The brother of the British-Iranian woman who was sentenced to prison for attempting to go to a men's volleyball game in Tehran has said he does not think his sister broke any Iranian law and that his family were shocked and devastated by her sentence.

Ghoncheh Ghavami was sentenced to one year in prison, her lawyer said on Sunday.

25-year old Ghoncheh Ghavami was found guilty of "propagating against the ruling system," according to her lawyer Mahmoud Alizadeh Tabatabaei.

Tabatabaei claims he has seen the text of the verdict, but is still waiting for the official sentencing.

Ghavami, a budding lawyer with both Iranian and British citizenship, was detained in June at a Tehran's Freedom Stadium after trying to attend a men's volleyball match between Iran and Italy.

Women are banned from attending male-only matches in Iran and Ghavami tried to enter the match with around a dozen other women to protest the ban, according to Amnesty International.

However, her brother, Iman Ghavami, said he did not believe she had broken the law and that he thought her dual citizenship might have played a part in her arrest and sentencing.

"We know that when she was arrested the authorities they were quite suspicious of her dual citizenship. That's what my sister understands from the interrogations. The questions were kind of surrounding the volleyball match itself but I still don't believe that she would be kept there for that long in that prison in that section of the prison just for wanting to watch a volleyball match."

Ghavami is being held in Tehran's Evin jail, which is known for holding political prisoners and journalists.

She began a hunger strike earlier this month over her detention, Amnesty says.

28-yearold Iman Ghavami said his family had been 'trying every possible channel inside Iran' to try to get his sister released and said that authorities were holding her in the "most horrible section of that prison".

"Her detention is a temporary one and for a charge which is propaganda against the regime and it is a kind of a very light charge. She was kept in solitary confinement for 41 days, which is quite unusual that they would keep someone with that kind of charge in that kind of section and in those kind of conditions".

Ghavami's brother also criticised how long authorities had taken to make a decision, leaving his sister in jail for the past 127 days.

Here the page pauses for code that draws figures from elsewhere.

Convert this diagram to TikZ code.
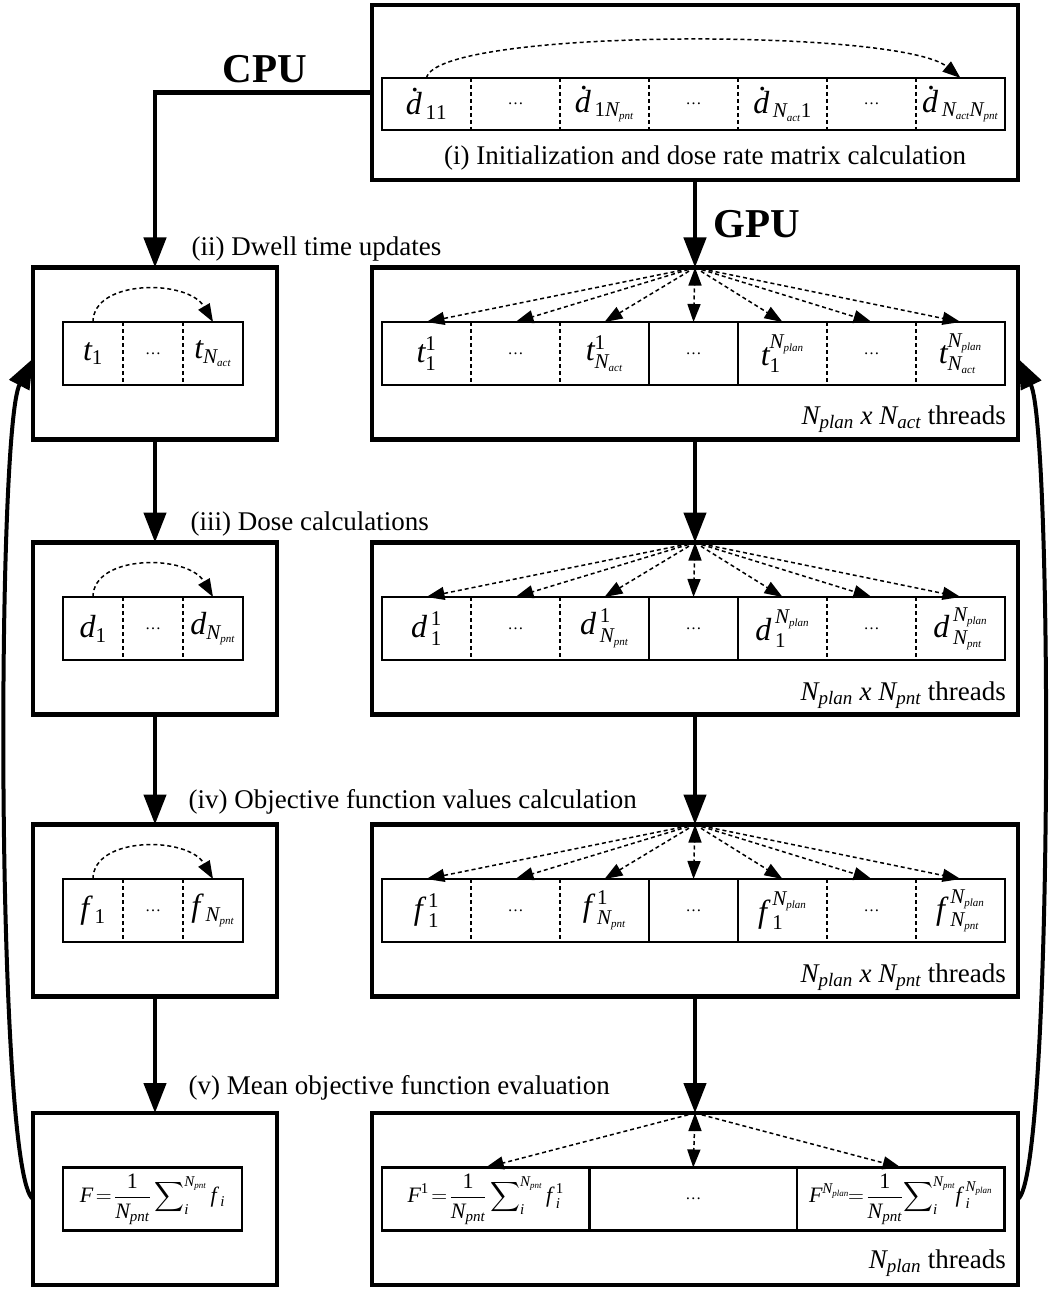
\RequirePackage{fix-cm}
\documentclass[tikz,border=0pt]{standalone}
\usepackage{amsmath}
\usepackage{mathspec}
\setmainfont{Liberation Serif}
\setmathsfont(Digits,Latin){Liberation Serif}
\usetikzlibrary{arrows.meta,positioning}
\DeclareMathSizes{32}{32}{21}{11}
\DeclareMathSizes{28}{28}{19}{11}
\DeclareMathSizes{27}{27}{19}{11}
\DeclareMathSizes{22}{22}{15}{9}

\begin{document}
\begin{tikzpicture}[x=1pt, y=-1pt,
	font=\fontsize{27}{32}\selectfont,
	box/.style={draw, line width=4.5pt, inner sep=0pt, outer sep=0pt},
	cell/.style={inner sep=0pt, outer sep=0pt, minimum height=\rhei, minimum width=\cwid, font=\fontsize{32}{38}\selectfont},
	lcell/.style={cell, minimum width=\lwid},
	row/.style={draw, line width=2.5pt},
	sep/.style={line width=1.5pt, dash pattern=on 4pt off 3pt},
	flow/.style={line width=4.5pt, -{Triangle[length=30pt, width=22pt]}},
	fan/.style={line width=1.5pt, dash pattern=on 4pt off 3pt, -{Triangle[length=18pt, width=13pt]}},
	thr/.style={anchor=base east, inner sep=0pt, font=\fontsize{27}{32}\selectfont},
	frm/.style={font=\fontsize{22}{26}\selectfont},
]
	\newcommand\cwid{89pt}
	\newcommand\lwid{60pt}
	\newcommand\rhei{63pt}
	\newcommand\bwid{646pt}
	\newcommand\lbwid{244pt}
	\newcommand\bhei{172pt}
	\newcommand\celldots{{\fontsize{16}{16}\selectfont …}}
	\newcommand\dd{\rlap{\kern5pt\raisebox{23pt}{.}}d\mkern2mu}
	\newcommand\ff{f\mkern3mu}
	\useasboundingbox (0,0) rectangle (1049,1289);

	% outer boxes
	\node[box, minimum width=\bwid, minimum height=175pt] (gi) at (695,92.5) {};
	\node[box, minimum width=\lbwid, minimum height=\bhei] (ca) at (155,353.5) {};
	\node[box, minimum width=\bwid, minimum height=\bhei] (ga) at (695,353.5) {};
	\node[box, minimum width=\lbwid, minimum height=\bhei] (cb) at (155,628.5) {};
	\node[box, minimum width=\bwid, minimum height=\bhei] (gb) at (695,628.5) {};
	\node[box, minimum width=\lbwid, minimum height=\bhei] (cc) at (155,910.5) {};
	\node[box, minimum width=\bwid, minimum height=\bhei] (gc) at (695,910.5) {};
	\node[box, minimum width=\lbwid, minimum height=\bhei] (cd) at (155,1199) {};
	\node[box, minimum width=\bwid, minimum height=\bhei] (gd) at (695,1199) {};

	% dose rate matrix
	\node[cell, minimum height=52pt, anchor=west] (i1) at (382,104) {$\dd_{11}$};
	\node[cell, minimum height=52pt, right=0pt of i1] (i2) {\celldots};
	\node[cell, minimum height=52pt, right=0pt of i2] (i3) {$\dd_{1N_{pnt}}$};
	\node[cell, minimum height=52pt, right=0pt of i3] (i4) {\celldots};
	\node[cell, minimum height=52pt, right=0pt of i4] (i5) {$\dd_{N_{act}1}$};
	\node[cell, minimum height=52pt, right=0pt of i5] (i6) {\celldots};
	\node[cell, minimum height=52pt, right=0pt of i6] (i7) {$\dd_{N_{act}N_{pnt}}$};
	\draw[row] (i1.north west) rectangle (i7.south east);
	\draw[sep] (i1.north east) -- (i1.south east) (i2.north east) -- (i2.south east)
		(i3.north east) -- (i3.south east) (i4.north east) -- (i4.south east)
		(i5.north east) -- (i5.south east) (i6.north east) -- (i6.south east);

	% CPU side
	\node[lcell, right=30pt of ca.west] (lt1) {$t_1$};
	\node[lcell, right=0pt of lt1] (lt2) {\celldots};
	\node[lcell, right=0pt of lt2] (lt3) {$t_{N_{act}}$};
	\node[lcell, right=30pt of cb.west] (ld1) {$d_1$};
	\node[lcell, right=0pt of ld1] (ld2) {\celldots};
	\node[lcell, right=0pt of ld2] (ld3) {$d_{N_{pnt}}$};
	\node[lcell, right=30pt of cc.west] (lf1) {$\ff_1$};
	\node[lcell, right=0pt of lf1] (lf2) {\celldots};
	\node[lcell, right=0pt of lf2] (lf3) {$\ff_{N_{pnt}}$};
	\node[lcell, row, frm, minimum width=179pt, right=30pt of cd.west] (lF)
		{$\displaystyle F\!=\!\frac{1}{N_{pnt}}\sum\nolimits_i^{N_{pnt}} \ff_i$};
	\draw[row] (lt1.north west) rectangle (lt3.south east)
		(ld1.north west) rectangle (ld3.south east)
		(lf1.north west) rectangle (lf3.south east);
	\draw[sep] (lt1.north east) -- (lt1.south east) (lt2.north east) -- (lt2.south east)
		(ld1.north east) -- (ld1.south east) (ld2.north east) -- (ld2.south east)
		(lf1.north east) -- (lf1.south east) (lf2.north east) -- (lf2.south east);

	% GPU side
	\node[cell, right=10pt of ga.west] (t1) {$t_1^1$};
	\node[cell, right=0pt of t1] (t2) {\celldots};
	\node[cell, right=0pt of t2] (t3) {$t_{N_{act}}^1$};
	\node[cell, right=0pt of t3] (t4) {\celldots};
	\node[cell, right=0pt of t4] (t5) {$t_1^{N_{plan}}$};
	\node[cell, right=0pt of t5] (t6) {\celldots};
	\node[cell, right=0pt of t6] (t7) {$t_{N_{act}}^{N_{plan}}$};
	\node[cell, right=10pt of gb.west] (d1) {$d\mkern2mu_1^1$};
	\node[cell, right=0pt of d1] (d2) {\celldots};
	\node[cell, right=0pt of d2] (d3) {$d\mkern2mu_{N_{pnt}}^1$};
	\node[cell, right=0pt of d3] (d4) {\celldots};
	\node[cell, right=0pt of d4] (d5) {$d\mkern2mu_1^{N_{plan}}$};
	\node[cell, right=0pt of d5] (d6) {\celldots};
	\node[cell, right=0pt of d6] (d7) {$d\mkern2mu_{N_{pnt}}^{N_{plan}}$};
	\node[cell, right=10pt of gc.west] (f1) {$\ff_1^1$};
	\node[cell, right=0pt of f1] (f2) {\celldots};
	\node[cell, right=0pt of f2] (f3) {$\ff_{N_{pnt}}^1$};
	\node[cell, right=0pt of f3] (f4) {\celldots};
	\node[cell, right=0pt of f4] (f5) {$\ff_1^{N_{plan}}$};
	\node[cell, right=0pt of f5] (f6) {\celldots};
	\node[cell, right=0pt of f6] (f7) {$\ff_{N_{pnt}}^{N_{plan}}$};
	\node[cell, frm, minimum width=207.5pt, right=10pt of gd.west] (F1)
		{$\displaystyle F^1\!=\!\frac{1}{N_{pnt}}\sum\nolimits_i^{N_{pnt}} \ff_i^1$};
	\node[cell, minimum width=207.5pt, right=0pt of F1] (F2) {\celldots};
	\node[cell, frm, minimum width=207.5pt, right=0pt of F2] (F3)
		{$\displaystyle F^{N_{plan}}\!\!=\!\frac{1}{N_{pnt}}\!\sum\nolimits_i^{N_{pnt}}\! \ff_i^{N_{plan}}$};
	\draw[row] (t1.north west) rectangle (t7.south east)
		(d1.north west) rectangle (d7.south east)
		(f1.north west) rectangle (f7.south east)
		(F1.north west) rectangle (F3.south east);
	\draw[row] (t3.north east) -- (t3.south east) (t4.north east) -- (t4.south east)
		(d3.north east) -- (d3.south east) (d4.north east) -- (d4.south east)
		(f3.north east) -- (f3.south east) (f4.north east) -- (f4.south east)
		(F1.north east) -- (F1.south east) (F2.north east) -- (F2.south east);
	\draw[sep] (t1.north east) -- (t1.south east) (t2.north east) -- (t2.south east)
		(t5.north east) -- (t5.south east) (t6.north east) -- (t6.south east)
		(d1.north east) -- (d1.south east) (d2.north east) -- (d2.south east)
		(d5.north east) -- (d5.south east) (d6.north east) -- (d6.south east)
		(f1.north east) -- (f1.south east) (f2.north east) -- (f2.south east)
		(f5.north east) -- (f5.south east) (f6.north east) -- (f6.south east);

	% labels
	\node[anchor=base] (lbi) at (705,165) {(i) Initialization and dose rate matrix calculation};
	\node[anchor=base west] (lbii) at (188,255) {(ii) Dwell time updates};
	\node[anchor=base west] (lbiii) at (187,530) {(iii) Dose calculations};
	\node[anchor=base west] (lbiv) at (185,808) {(iv) Objective function values calculation};
	\node[anchor=base west] (lbv) at (185,1094) {(v) Mean objective function evaluation};
	\node[anchor=base, font=\fontsize{41}{48}\selectfont\bfseries] (cpu) at (265,83) {CPU};
	\node[anchor=base, font=\fontsize{41}{48}\selectfont\bfseries] (gpu) at (757,237) {GPU};
	\node[thr] (nta) at (1006,424) {$N_{plan}$ $x$ $N_{act}$ threads};
	\node[thr] (ntb) at (1006,700) {$N_{plan}$ $x$ $N_{pnt}$ threads};
	\node[thr] (ntc) at (1006,982) {$N_{plan}$ $x$ $N_{pnt}$ threads};
	\node[thr] (ntd) at (1006,1268) {$N_{plan}$ threads};

	% main flow
	\draw[flow] (gi.west) -| (ca.north);
	\draw[flow] (gi.south) -- (ga.north);
	\draw[flow] (ca.south) -- (cb.north);
	\draw[flow] (cb.south) -- (cc.north);
	\draw[flow] (cc.south) -- (cd.north);
	\draw[flow] (ga.south) -- (gb.north);
	\draw[flow] (gb.south) -- (gc.north);
	\draw[flow] (gc.south) -- (gd.north);
	% loop back
	\draw[flow, line width=4pt] (cd.west) .. controls (-4,1175) and (-4,430) .. ([yshift=-5pt]ca.west);
	\draw[flow, line width=4pt] (gd.east) .. controls (1053,1175) and (1053,430) .. ([yshift=-5pt]ga.east);

	% threads
	\draw[fan] (ga.north) edge (t1.north) edge (t2.north) edge (t3.north) edge (t4.north)
		edge (t5.north) edge (t6.north) edge (t7.north);
	\draw[fan] (gb.north) edge (d1.north) edge (d2.north) edge (d3.north) edge (d4.north)
		edge (d5.north) edge (d6.north) edge (d7.north);
	\draw[fan] (gc.north) edge (f1.north) edge (f2.north) edge (f3.north) edge (f4.north)
		edge (f5.north) edge (f6.north) edge (f7.north);
	\draw[fan] (gd.north) edge (F1.north) edge (F2.north) edge (F3.north);
	% sequential loops
	\draw[fan] (i1.north) .. controls +(10,-50) and +(-60,-50) .. (i7.north);
	\draw[fan] (lt1.north) .. controls +(0,-43) and +(-25,-43) .. (lt3.north);
	\draw[fan] (ld1.north) .. controls +(0,-43) and +(-25,-43) .. (ld3.north);
	\draw[fan] (lf1.north) .. controls +(0,-43) and +(-25,-43) .. (lf3.north);
\end{tikzpicture}
\end{document}
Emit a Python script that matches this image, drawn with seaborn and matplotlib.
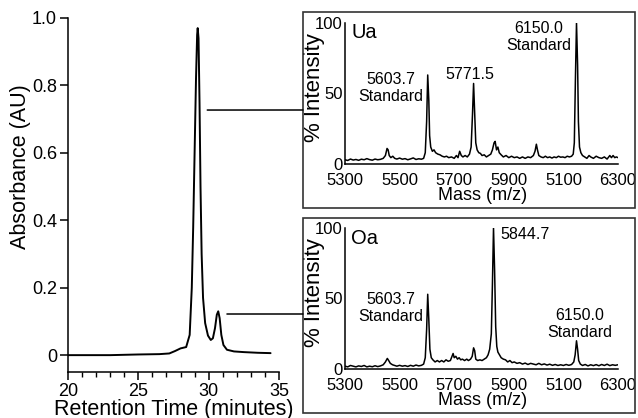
import numpy as np
import pandas as pd
import matplotlib
matplotlib.use("Agg")
import matplotlib.pyplot as plt
from matplotlib.patches import Rectangle, ConnectionPatch
import seaborn as sns

# ---------------- data ----------------
rt_min = [20, 23, 25, 26.5, 27.2, 27.6, 28.0, 28.4, 28.65, 28.8, 28.9, 29.0, 29.1,
          29.18, 29.22, 29.28, 29.35, 29.42, 29.5, 29.6, 29.75, 29.95, 30.15, 30.3,
          30.45, 30.58, 30.68, 30.78, 30.9, 31.05, 31.3, 31.8, 32.5, 33.5, 34.4]
absorbance = [0, 0, 0.002, 0.003, 0.005, 0.012, 0.02, 0.024, 0.06, 0.2, 0.38, 0.6, 0.82,
              0.95, 0.97, 0.94, 0.75, 0.5, 0.3, 0.17, 0.095, 0.058, 0.045, 0.05,
              0.08, 0.12, 0.13, 0.11, 0.06, 0.03, 0.016, 0.011, 0.009, 0.007, 0.006]

ua_mass = [5300, 5310, 5320, 5330, 5340, 5350, 5360, 5370, 5380, 5390, 5400, 5410, 5420,
           5430, 5440, 5448, 5454, 5458, 5462, 5468, 5475, 5482, 5490, 5500, 5510, 5520,
           5530, 5540, 5550, 5560, 5570, 5580, 5588, 5594, 5599, 5603, 5607, 5610, 5614,
           5620, 5626, 5632, 5640, 5648, 5656, 5664, 5672, 5680, 5690, 5700, 5708, 5714,
           5720, 5726, 5732, 5740, 5748, 5756, 5762, 5767, 5771, 5775, 5779, 5784, 5790,
           5796, 5802, 5810, 5818, 5826, 5834, 5840, 5846, 5850, 5855, 5860, 5865, 5872,
           5880, 5890, 5900, 5910, 5920, 5930, 5940, 5950, 5960, 5970, 5980, 5990, 5996,
           6001, 6005, 6010, 6018, 6026, 6034, 6042, 6050, 6058, 6066, 6074, 6082, 6090,
           6098, 6106, 6114, 6122, 6130, 6136, 6140, 6144, 6148, 6152, 6155, 6159, 6164,
           6170, 6178, 6186, 6194, 6200, 6210, 6220, 6230, 6240, 6250, 6260, 6270, 6276,
           6282, 6288, 6294, 6300]
ua_int = [3, 2.5, 3.5, 2.8, 3.2, 2.6, 3.4, 3.0, 3.8, 3.1, 2.7, 3.5, 3.0,
          3.3, 4.0, 6, 11, 10, 6, 4.5, 5.5, 4, 3.5, 4.2, 3.4, 3.8,
          3.0, 3.6, 4.3, 3.2, 3.7, 3.4, 4, 8, 30, 63, 45, 20, 12,
          9, 10, 8, 7, 6.5, 5.5, 5, 5.5, 4.5, 5, 4, 6, 4.5,
          9, 6, 5, 6, 5, 7, 12, 35, 57, 35, 15, 10, 8,
          7.5, 6, 6.5, 5, 6, 7, 10, 15, 16, 10, 12, 8, 6.5,
          5, 6, 4.5, 5.5, 4.5, 5, 4, 5, 4, 5, 4.5, 6, 9,
          14, 10, 6, 5, 4.5, 5.5, 4.5, 5, 4.2, 5, 4.5, 5.5, 4.8,
          5, 4.5, 5.5, 5, 5.5, 7, 15, 60, 100, 70, 30, 12, 8,
          6, 5, 4, 6, 5, 4, 5.5, 4.5, 4, 5, 3.5, 6, 4.5,
          6, 4.5, 5, 4.5]

oa_mass = [5300, 5310, 5320, 5330, 5340, 5350, 5360, 5370, 5380, 5390, 5400, 5410, 5420,
           5430, 5440, 5448, 5455, 5460, 5466, 5474, 5482, 5490, 5500, 5510, 5520, 5530,
           5540, 5550, 5560, 5570, 5580, 5588, 5594, 5599, 5603, 5607, 5611, 5616, 5622,
           5630, 5638, 5646, 5654, 5662, 5670, 5678, 5686, 5692, 5696, 5700, 5706, 5712,
           5718, 5724, 5730, 5738, 5746, 5752, 5760, 5766, 5771, 5775, 5779, 5786, 5794,
           5802, 5810, 5818, 5824, 5830, 5836, 5840, 5844, 5848, 5852, 5856, 5860, 5866,
           5872, 5880, 5888, 5896, 5904, 5912, 5920, 5930, 5940, 5950, 5960, 5970, 5980,
           5990, 6000, 6010, 6020, 6030, 6040, 6050, 6060, 6070, 6080, 6090, 6100, 6110,
           6120, 6130, 6138, 6143, 6148, 6152, 6156, 6162, 6170, 6180, 6190, 6200, 6210,
           6220, 6230, 6240, 6250, 6260, 6270, 6280, 6290, 6300]
oa_int = [2, 1.5, 2.5, 2, 1.5, 2.2, 1.8, 2.5, 1.5, 2, 1.6, 2.3, 1.7,
          2.2, 3, 5, 7.5, 6, 4, 3, 2.5, 2.0, 2.6, 2, 2.4, 1.8,
          2.6, 2, 2.8, 2.2, 2.6, 3.5, 8, 28, 53, 35, 14, 8, 6.5,
          5, 6, 5, 6, 5, 6.5, 5.5, 6, 9, 11, 8, 9, 7,
          8, 6.5, 7, 6, 7, 6, 7, 9, 15, 13, 7, 6, 6.5,
          6, 7, 8, 10, 14, 25, 60, 100, 70, 30, 16, 12, 10,
          8, 7, 6.5, 5, 6, 4.5, 5, 4, 4.5, 3.5, 4.2, 3.2, 4,
          3.5, 3, 4, 3, 3.6, 2.8, 3.4, 2.6, 3.2, 2.5, 3, 2.5, 3.2,
          2.6, 3.2, 5, 10, 20, 14, 6, 3.5, 2.5, 3.2, 2.2, 3, 2.4,
          3.1, 2.3, 3.2, 2.5, 3.4, 2.4, 3, 2.6, 3]

main_xticks = [20, 25, 30, 35]
main_yticks = [0, 0.2, 0.4, 0.6, 0.8, 1.0]
main_yticklabels = ["0", "0.2", "0.4", "0.6", "0.8", "1.0"]
ms_xticks = [5300, 5500, 5700, 5900, 6100, 6300]
ms_xticklabels = ["5300", "5500", "5700", "5900", "5100", "6300"]
ms_yticks = [0, 50, 100]
ms_yticklabels = ["0", "50", "100"]

# ---------------- style ----------------
sns.set_style("ticks")
plt.rcParams["font.family"] = ["Liberation Sans", "DejaVu Sans"]
plt.rcParams["axes.linewidth"] = 1.1

W, H = 638, 418
fig = plt.figure(figsize=(W / 100, H / 100), dpi=100)


def fx(px):
    return px / W


def fy(py):
    return 1 - py / H


# main chromatogram
ax = fig.add_axes([fx(68), fy(372), fx(279) - fx(68), fy(18) - fy(372)])
chrom = pd.DataFrame({"t": rt_min, "a": absorbance})
sns.lineplot(data=chrom, x="t", y="a", ax=ax, color="black", lw=1.4,
             estimator=None, sort=False)
ax.set_xlim(20, 35)
ax.set_ylim(-0.05, 1.0)
ax.set_xticks(main_xticks)
ax.set_xticks(np.arange(20, 36, 1), minor=True)
ax.set_yticks(main_yticks)
ax.set_yticklabels(main_yticklabels)
ax.tick_params(axis="both", which="major", labelsize=13, length=6, width=1.1,
               color="black", labelcolor="black", pad=2)
ax.tick_params(axis="x", which="minor", length=3.5, width=1.0, color="black")
ax.set_xlabel("Retention Time (minutes)", fontsize=15.5, color="black")
ax.set_ylabel("Absorbance (AU)", fontsize=15.5, color="black")
ax.xaxis.set_label_coords(0.5, -0.075)
ax.yaxis.set_label_coords(-0.175, 0.58)
for s in ["top", "right"]:
    ax.spines[s].set_visible(False)
for s in ["left", "bottom"]:
    ax.spines[s].set_color("black")
ax.patch.set_alpha(0)


def inset(top_px, bot_px, mass, inten, title, notes):
    a = fig.add_axes([fx(345), fy(bot_px), fx(618) - fx(345), fy(top_px) - fy(bot_px)])
    df = pd.DataFrame({"m": mass, "i": inten})
    sns.lineplot(data=df, x="m", y="i", ax=a, color="black", lw=1.1,
                 estimator=None, sort=False)
    a.set_xlim(5300, 6300)
    a.set_ylim(0, 100)
    a.set_xticks(ms_xticks)
    a.set_xticklabels(ms_xticklabels)
    a.set_yticks(ms_yticks)
    a.set_yticklabels(ms_yticklabels)
    a.tick_params(axis="both", length=0, labelsize=12, labelcolor="black")
    a.tick_params(axis="x", pad=6.5)
    a.tick_params(axis="y", pad=1.5)
    a.set_xlabel("Mass (m/z)", fontsize=13, color="black")
    a.set_ylabel("% Intensity", fontsize=16, color="black")
    a.xaxis.set_label_coords(0.505, -0.16)
    a.yaxis.set_label_coords(-0.072, 0.54)
    for s in ["top", "right"]:
        a.spines[s].set_visible(False)
    for s in ["left", "bottom"]:
        a.spines[s].set_color("black")
    a.patch.set_alpha(0)
    a.text(0.022, 0.995, title, transform=a.transAxes, ha="left", va="top",
           fontsize=14.5, color="black")
    for (x, y, txt, ha) in notes:
        a.text(x, y, txt, ha=ha, va="center", fontsize=11.5, color="black",
               linespacing=1.15, multialignment="center")
    return a


inset(22.7, 164, ua_mass, ua_int, "Ua",
      [(5468, 54, "5603.7\nStandard", "center"),
       (5758, 63, "5771.5", "center"),
       (6008, 90, "6150.0\nStandard", "center")])
inset(228, 369, oa_mass, oa_int, "Oa",
      [(5468, 43.5, "5603.7\nStandard", "center"),
       (5870, 95.5, "5844.7", "left"),
       (6161, 32, "6150.0\nStandard", "center")])

# frames
for top, bot in [(12, 208), (218, 413)]:
    fig.add_artist(Rectangle((fx(303), fy(bot)), fx(635) - fx(303), fy(top) - fy(bot),
                             transform=fig.transFigure, fill=False,
                             edgecolor="#333333", lw=1.2))

# connectors
for (tx, ay, py) in [(29.9, 0.727, 110), (31.3, 0.122, 314)]:
    con = ConnectionPatch(xyA=(tx, ay), coordsA=ax.transData,
                          xyB=(fx(303), fy(py)), coordsB=fig.transFigure,
                          color="black", lw=1.1)
    fig.add_artist(con)

fig.savefig("out.png", dpi=100)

"During this whole process, every one of us in the family, and my sister herself, they have been kind of punished multiple times really. We were really hoping that three weeks ago on the day of her court hearing that she would be released with time served or at least on bail, but it didn't happen. They kept delaying the issuing of the verdict and even now they haven't made it official and just the lawyer has been able to see the actual verdict on paper in a private meeting with the judge."